イネ科の多年草であるヨシ(またはアシ)は、長いもので5メートルもの高さに育つ。高槻市東部の淀川河川敷に広がる「鵜殿ヨシ原」で採れる陸生のヨシは、琵琶湖などで採れる水生のヨシと比べて太さや厚みがあるのが特徴で、雅楽の楽器に欠かせない素材として重用されている。

そんな鵜殿ヨシ原では、ヨシの生育環境の保全や河川の生態系を維持するために行う「ヨシ原焼き」が毎年の恒例行事となっていたが、コロナ禍の影響で数年間中止が続いた。その結果、河川敷には雑草が繁殖し、2021年ごろには鵜殿のヨシは一度全滅したといわれた。この事態を受けて、雅楽師の東儀秀樹さんらが所属する団体が「ヨシ原焼き」の再開や「つる草抜き」への参加を呼びかけるなど、さまざまな団体や企業が再生に向けて動き出した。そして、各所の地道な活動が実り、今年は立派に伸びたヨシが淀川の河川敷を埋め尽くした。

繊維製品として新たな活用を

近年では、ヨシの新たな活用法も模索されている。その一つが繊維素材としての活用だ。枚方市のデザイン事務所が、鵜殿のヨシから取り出した繊維と綿を合わせた混紡糸を開発し、さまざまな布製品への活用を2021年から開始。高槻市で3代にわたって寝具店を営む鳥居さんもこの取り組みに賛同し、「Udono fabric」というヨシ製品の新ブランドを立ち上げた。

「長年の『眠り』に関するこだわりと自然環境への想いを形にしようと、ブランドを立ち上げました。たった一年で5メートルにまで育ち、川の生態系を育むヨシを使った製品は、ベビー向けのギフトにぴったりだと考えました」と、新たな素材との出会いを振り返る鳥居さん。そうして生まれたのが、ヨシ糸を織り込んだ「よしいくケット」だ。何層にも折り重ねたガーゼ生地は、麻のようにさらりとドライな感触でありながら、使えば使うほど柔らかさが出てくるそう。立ち枯れしたヨシの色味が混じった生地は目にも肌にも優しく、穏やかで心地よい眠りへと誘ってくれる。

地域の産業に育て、ヨシ原を守る

そんな思いで新たなブランドを立ち上げた鳥居さんだが、長年高槻に住んでいる人でも鵜殿のヨシの歴史や文化的な価値を知らない人が大勢いることを実感したという。そこで始めたのが「ヨシふきん」の販売だ。蚊帳織りで速乾性があり、ヨシが本来持つ抗菌・消臭効果もある逸品は、生活のいろいろなシーンで使えるのはもちろん、ちょっとした贈り物にも適している。「まずは暮らしに身近な製品を通じてヨシのことを知ってもらい、文化や歴史、自然環境への関心を高めてもらうきっかけに」。そんな考えを持って、鳥居さんは鵜殿ヨシ原を守り育てる活動を今後も続けていく。
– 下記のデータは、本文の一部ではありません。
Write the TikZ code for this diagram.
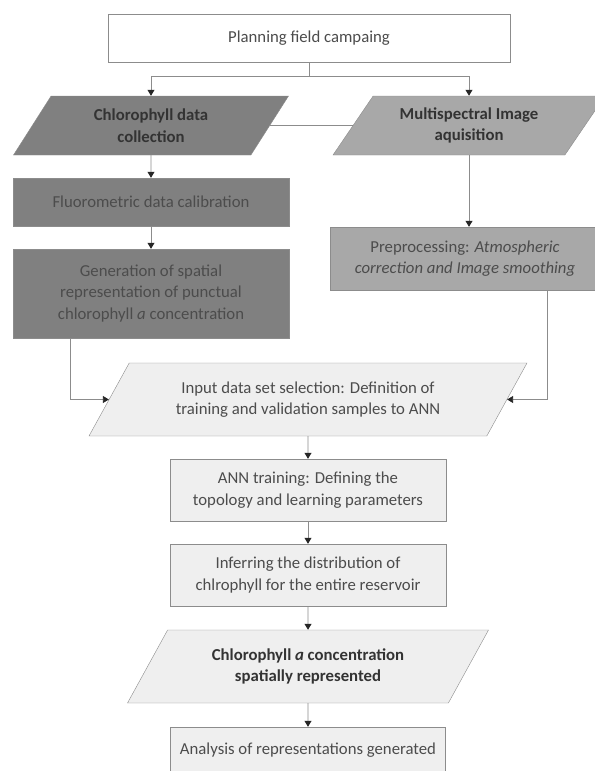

眠りショップわたや館(株式会社 鳥居、高槻市紺屋町6-18)の代表取締役 鳥居博昭さん。

ヨシから繊維を取り出した混紡糸で布製品を生みだした。

抗菌効果や消臭効果があるヨシ繊維とオーガニックコットンの混紡糸「ヨシ糸」を使用。蚊帳生地を5枚重ねて製作した「ヨシふきん」。

ヨシのようにすくすくと育ってほしい、眠りの大切さを伝えたいという思いから製品化した「よしいくケット」。